## Exercise brief
Below is a block of records. Copy every line in it that contains the word "this".

## Entries provided

|---|

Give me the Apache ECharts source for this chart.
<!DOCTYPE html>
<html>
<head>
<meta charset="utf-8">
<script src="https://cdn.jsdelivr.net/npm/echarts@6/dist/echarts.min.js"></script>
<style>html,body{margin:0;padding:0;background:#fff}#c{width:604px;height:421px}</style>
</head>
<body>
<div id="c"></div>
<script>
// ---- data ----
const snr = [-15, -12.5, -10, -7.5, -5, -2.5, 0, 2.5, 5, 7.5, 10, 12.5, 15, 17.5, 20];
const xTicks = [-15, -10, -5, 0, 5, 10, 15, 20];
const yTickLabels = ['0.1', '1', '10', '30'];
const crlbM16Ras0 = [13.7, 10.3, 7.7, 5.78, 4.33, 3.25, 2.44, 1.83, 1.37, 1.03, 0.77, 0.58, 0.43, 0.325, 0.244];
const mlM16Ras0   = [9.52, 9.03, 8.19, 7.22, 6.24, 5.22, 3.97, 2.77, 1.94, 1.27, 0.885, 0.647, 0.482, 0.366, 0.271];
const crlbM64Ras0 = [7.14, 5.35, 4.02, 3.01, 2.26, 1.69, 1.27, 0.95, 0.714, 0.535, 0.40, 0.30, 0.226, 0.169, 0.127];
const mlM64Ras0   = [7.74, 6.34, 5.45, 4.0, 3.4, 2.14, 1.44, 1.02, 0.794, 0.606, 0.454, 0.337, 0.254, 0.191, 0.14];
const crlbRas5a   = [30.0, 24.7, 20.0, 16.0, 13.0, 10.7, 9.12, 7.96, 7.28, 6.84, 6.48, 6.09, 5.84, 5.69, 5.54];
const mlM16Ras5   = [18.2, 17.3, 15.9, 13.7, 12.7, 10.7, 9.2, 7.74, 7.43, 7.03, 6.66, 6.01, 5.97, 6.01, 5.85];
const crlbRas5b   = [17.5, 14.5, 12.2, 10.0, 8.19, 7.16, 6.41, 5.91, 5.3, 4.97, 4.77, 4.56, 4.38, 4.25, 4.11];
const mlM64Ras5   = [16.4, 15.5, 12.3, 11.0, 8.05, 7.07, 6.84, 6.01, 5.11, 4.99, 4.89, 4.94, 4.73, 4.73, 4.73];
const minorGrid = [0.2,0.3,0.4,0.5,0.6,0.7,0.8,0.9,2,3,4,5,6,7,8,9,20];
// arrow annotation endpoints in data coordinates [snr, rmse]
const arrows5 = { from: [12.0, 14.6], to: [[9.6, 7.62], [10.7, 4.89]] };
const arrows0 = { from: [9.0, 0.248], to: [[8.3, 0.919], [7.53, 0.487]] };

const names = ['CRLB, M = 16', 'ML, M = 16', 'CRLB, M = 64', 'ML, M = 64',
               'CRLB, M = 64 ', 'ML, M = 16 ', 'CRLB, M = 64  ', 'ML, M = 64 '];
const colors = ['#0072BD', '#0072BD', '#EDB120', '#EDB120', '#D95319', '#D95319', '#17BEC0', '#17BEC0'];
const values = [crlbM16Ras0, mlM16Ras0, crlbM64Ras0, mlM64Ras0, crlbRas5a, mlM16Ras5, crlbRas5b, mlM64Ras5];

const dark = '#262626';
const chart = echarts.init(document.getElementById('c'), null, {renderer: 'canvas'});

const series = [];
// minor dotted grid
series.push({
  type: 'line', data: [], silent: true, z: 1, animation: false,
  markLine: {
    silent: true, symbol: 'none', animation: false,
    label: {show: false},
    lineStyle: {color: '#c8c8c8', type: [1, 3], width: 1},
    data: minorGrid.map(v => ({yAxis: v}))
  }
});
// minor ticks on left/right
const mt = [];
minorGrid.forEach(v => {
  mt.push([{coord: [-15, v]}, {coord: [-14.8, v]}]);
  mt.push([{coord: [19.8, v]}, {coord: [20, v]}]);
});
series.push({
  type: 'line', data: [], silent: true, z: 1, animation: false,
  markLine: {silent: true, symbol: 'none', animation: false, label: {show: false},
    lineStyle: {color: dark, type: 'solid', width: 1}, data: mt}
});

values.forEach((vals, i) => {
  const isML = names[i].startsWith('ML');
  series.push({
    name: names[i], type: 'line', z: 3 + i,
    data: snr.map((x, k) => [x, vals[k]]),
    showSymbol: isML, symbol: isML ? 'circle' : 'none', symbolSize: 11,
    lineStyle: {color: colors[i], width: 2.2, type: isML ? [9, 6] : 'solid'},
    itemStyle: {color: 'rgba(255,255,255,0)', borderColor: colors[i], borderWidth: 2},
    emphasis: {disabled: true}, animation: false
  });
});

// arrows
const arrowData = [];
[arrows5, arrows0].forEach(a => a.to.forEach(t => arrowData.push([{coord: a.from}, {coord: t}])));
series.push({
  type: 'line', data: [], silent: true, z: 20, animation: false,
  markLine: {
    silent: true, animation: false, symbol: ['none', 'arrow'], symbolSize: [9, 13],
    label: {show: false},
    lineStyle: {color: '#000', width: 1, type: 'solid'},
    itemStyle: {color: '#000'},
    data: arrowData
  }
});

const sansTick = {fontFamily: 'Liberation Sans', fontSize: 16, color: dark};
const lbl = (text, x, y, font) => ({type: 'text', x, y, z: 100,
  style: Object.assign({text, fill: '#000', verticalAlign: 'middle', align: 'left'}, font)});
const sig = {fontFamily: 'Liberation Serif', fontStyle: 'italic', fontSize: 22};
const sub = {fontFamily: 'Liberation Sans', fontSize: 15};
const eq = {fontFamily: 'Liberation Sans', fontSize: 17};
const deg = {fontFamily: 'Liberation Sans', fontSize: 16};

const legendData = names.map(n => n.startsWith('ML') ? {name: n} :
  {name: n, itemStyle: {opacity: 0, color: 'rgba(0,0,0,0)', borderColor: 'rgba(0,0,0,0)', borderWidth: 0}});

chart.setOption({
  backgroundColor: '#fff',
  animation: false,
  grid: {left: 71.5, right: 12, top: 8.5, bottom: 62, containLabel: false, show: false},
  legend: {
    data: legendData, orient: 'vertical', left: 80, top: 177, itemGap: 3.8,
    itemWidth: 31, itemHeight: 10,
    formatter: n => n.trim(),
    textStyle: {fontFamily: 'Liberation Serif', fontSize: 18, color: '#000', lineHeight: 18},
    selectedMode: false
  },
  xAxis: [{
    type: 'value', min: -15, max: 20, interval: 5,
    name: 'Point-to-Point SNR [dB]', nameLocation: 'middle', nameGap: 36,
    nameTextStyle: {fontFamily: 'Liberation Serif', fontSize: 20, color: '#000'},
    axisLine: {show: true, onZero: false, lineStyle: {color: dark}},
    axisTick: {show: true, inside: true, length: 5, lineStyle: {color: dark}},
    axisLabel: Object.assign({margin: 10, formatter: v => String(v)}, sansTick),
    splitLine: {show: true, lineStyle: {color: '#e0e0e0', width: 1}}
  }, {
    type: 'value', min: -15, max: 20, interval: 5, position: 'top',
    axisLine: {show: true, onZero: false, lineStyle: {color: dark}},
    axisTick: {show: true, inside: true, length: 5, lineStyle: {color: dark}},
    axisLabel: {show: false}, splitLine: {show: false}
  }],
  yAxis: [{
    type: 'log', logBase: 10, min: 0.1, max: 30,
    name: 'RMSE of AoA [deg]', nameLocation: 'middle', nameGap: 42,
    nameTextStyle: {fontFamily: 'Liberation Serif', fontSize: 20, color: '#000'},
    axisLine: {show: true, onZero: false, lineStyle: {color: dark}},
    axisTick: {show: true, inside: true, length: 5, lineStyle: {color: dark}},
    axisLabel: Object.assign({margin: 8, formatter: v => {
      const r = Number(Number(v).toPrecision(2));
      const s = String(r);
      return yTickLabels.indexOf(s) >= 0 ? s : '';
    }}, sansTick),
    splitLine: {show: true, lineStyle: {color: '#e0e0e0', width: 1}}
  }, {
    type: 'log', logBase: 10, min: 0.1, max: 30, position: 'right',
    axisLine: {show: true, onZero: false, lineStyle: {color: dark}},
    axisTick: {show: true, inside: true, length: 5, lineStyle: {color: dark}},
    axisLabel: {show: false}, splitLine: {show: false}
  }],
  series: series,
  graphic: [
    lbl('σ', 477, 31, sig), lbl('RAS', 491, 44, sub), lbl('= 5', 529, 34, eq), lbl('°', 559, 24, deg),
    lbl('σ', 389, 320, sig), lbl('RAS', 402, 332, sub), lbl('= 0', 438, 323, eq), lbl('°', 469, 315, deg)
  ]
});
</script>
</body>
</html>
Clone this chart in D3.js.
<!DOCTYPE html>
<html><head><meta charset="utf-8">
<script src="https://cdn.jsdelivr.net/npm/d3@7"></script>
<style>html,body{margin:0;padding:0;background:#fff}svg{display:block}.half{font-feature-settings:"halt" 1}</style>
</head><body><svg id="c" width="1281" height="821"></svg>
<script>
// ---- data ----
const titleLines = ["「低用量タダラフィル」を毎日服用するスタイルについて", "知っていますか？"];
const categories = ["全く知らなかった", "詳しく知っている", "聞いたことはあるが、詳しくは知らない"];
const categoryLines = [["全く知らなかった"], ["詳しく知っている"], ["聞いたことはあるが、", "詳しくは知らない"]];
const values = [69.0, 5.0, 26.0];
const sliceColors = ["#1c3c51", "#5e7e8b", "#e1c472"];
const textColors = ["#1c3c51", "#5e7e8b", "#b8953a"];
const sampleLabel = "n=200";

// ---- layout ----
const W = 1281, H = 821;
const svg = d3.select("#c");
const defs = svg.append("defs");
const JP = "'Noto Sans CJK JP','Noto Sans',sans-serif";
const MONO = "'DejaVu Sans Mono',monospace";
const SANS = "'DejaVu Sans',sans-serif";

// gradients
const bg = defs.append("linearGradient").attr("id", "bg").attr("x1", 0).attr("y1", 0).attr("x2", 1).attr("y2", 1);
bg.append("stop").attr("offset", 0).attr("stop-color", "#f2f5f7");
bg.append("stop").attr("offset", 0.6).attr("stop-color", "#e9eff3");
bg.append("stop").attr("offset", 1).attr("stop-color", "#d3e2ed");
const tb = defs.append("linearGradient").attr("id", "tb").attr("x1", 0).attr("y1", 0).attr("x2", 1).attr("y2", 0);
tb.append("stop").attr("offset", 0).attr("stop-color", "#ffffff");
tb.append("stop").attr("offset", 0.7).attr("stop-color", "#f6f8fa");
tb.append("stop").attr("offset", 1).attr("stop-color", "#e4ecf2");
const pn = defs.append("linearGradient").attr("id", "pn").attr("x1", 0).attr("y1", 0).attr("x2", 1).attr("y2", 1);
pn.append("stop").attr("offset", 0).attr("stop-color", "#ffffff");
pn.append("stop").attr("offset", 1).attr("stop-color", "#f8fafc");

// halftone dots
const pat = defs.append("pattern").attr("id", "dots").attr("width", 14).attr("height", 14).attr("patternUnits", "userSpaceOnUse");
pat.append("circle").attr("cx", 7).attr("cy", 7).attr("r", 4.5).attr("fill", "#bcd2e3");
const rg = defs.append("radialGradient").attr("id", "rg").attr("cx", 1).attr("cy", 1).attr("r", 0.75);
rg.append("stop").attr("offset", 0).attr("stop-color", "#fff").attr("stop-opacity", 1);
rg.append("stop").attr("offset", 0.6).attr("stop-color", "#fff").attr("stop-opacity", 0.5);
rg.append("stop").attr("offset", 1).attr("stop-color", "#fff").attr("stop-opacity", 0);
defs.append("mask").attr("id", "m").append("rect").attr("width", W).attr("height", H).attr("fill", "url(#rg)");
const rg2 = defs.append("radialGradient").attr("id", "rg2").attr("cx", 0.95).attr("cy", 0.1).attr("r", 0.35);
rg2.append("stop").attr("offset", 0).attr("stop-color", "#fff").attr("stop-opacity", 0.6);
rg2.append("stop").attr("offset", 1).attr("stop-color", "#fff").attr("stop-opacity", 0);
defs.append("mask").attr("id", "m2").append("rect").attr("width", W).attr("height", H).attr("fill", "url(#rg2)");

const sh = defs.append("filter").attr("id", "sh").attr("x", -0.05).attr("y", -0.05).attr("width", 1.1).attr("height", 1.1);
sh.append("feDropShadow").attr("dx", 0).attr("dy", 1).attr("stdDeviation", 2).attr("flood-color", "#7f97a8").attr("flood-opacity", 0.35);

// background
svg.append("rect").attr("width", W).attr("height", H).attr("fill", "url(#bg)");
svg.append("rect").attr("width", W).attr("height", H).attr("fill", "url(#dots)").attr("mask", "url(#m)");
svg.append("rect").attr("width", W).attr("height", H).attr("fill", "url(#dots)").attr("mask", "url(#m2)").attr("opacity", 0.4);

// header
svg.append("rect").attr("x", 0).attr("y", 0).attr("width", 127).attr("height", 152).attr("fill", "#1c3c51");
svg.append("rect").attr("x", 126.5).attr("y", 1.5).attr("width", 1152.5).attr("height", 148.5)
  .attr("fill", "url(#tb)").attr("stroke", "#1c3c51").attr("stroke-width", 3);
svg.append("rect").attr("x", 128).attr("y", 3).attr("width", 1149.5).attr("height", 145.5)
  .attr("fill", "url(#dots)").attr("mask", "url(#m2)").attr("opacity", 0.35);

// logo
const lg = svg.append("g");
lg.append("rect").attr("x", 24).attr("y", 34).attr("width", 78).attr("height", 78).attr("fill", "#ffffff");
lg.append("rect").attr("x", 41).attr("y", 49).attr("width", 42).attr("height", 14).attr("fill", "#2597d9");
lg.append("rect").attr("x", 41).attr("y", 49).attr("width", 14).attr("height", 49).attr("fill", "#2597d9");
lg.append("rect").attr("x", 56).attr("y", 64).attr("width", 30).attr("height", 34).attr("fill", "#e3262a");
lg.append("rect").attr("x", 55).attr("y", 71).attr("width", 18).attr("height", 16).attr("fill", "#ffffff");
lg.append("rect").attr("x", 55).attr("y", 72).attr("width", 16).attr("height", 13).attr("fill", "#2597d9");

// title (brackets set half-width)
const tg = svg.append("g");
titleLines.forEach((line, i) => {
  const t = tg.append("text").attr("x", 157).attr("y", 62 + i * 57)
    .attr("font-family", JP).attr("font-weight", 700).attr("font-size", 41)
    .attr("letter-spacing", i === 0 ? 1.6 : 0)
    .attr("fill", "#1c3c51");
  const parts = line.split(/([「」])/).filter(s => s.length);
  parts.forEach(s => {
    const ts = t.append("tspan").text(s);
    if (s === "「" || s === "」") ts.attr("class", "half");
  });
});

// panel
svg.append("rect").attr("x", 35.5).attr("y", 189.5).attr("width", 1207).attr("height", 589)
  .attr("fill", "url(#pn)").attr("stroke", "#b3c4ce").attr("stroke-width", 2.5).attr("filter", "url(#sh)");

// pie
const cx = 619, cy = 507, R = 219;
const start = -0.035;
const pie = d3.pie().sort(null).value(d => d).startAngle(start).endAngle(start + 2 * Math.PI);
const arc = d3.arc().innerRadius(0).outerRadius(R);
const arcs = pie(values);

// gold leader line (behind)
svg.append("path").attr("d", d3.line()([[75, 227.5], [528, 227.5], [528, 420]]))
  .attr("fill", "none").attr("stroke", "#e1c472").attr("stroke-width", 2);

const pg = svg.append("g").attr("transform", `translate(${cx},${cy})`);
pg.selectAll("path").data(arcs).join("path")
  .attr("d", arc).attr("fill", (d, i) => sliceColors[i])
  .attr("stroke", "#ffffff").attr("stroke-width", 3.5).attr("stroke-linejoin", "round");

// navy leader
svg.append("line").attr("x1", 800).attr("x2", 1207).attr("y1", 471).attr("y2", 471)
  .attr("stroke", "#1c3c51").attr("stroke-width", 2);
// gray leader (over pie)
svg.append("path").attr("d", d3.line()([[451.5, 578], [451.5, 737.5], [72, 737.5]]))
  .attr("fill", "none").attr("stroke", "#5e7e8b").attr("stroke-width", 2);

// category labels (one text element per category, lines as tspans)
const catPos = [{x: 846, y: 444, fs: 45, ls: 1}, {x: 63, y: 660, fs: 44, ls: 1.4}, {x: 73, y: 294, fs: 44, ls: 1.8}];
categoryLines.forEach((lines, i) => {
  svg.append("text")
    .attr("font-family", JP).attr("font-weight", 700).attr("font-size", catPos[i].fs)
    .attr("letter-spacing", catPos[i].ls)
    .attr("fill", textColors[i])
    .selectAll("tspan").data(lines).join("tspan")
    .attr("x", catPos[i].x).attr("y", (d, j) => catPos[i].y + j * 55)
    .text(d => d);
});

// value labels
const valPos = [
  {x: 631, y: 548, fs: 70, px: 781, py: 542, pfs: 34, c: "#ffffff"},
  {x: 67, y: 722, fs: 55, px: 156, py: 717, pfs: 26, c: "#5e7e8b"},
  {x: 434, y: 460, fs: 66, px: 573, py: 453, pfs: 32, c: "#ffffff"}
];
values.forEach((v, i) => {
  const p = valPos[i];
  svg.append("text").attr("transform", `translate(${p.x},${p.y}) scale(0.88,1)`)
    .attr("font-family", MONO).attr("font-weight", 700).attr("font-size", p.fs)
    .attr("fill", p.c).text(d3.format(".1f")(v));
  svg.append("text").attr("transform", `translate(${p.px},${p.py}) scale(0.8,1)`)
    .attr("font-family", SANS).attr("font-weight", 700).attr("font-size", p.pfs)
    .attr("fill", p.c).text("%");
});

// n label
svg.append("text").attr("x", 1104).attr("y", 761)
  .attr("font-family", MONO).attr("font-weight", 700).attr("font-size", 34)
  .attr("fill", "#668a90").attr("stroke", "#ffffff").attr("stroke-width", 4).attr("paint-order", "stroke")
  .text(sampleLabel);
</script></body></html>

|---|

## Complete response
Give me the Apache ECharts source for this chart.
Clone this chart in D3.js.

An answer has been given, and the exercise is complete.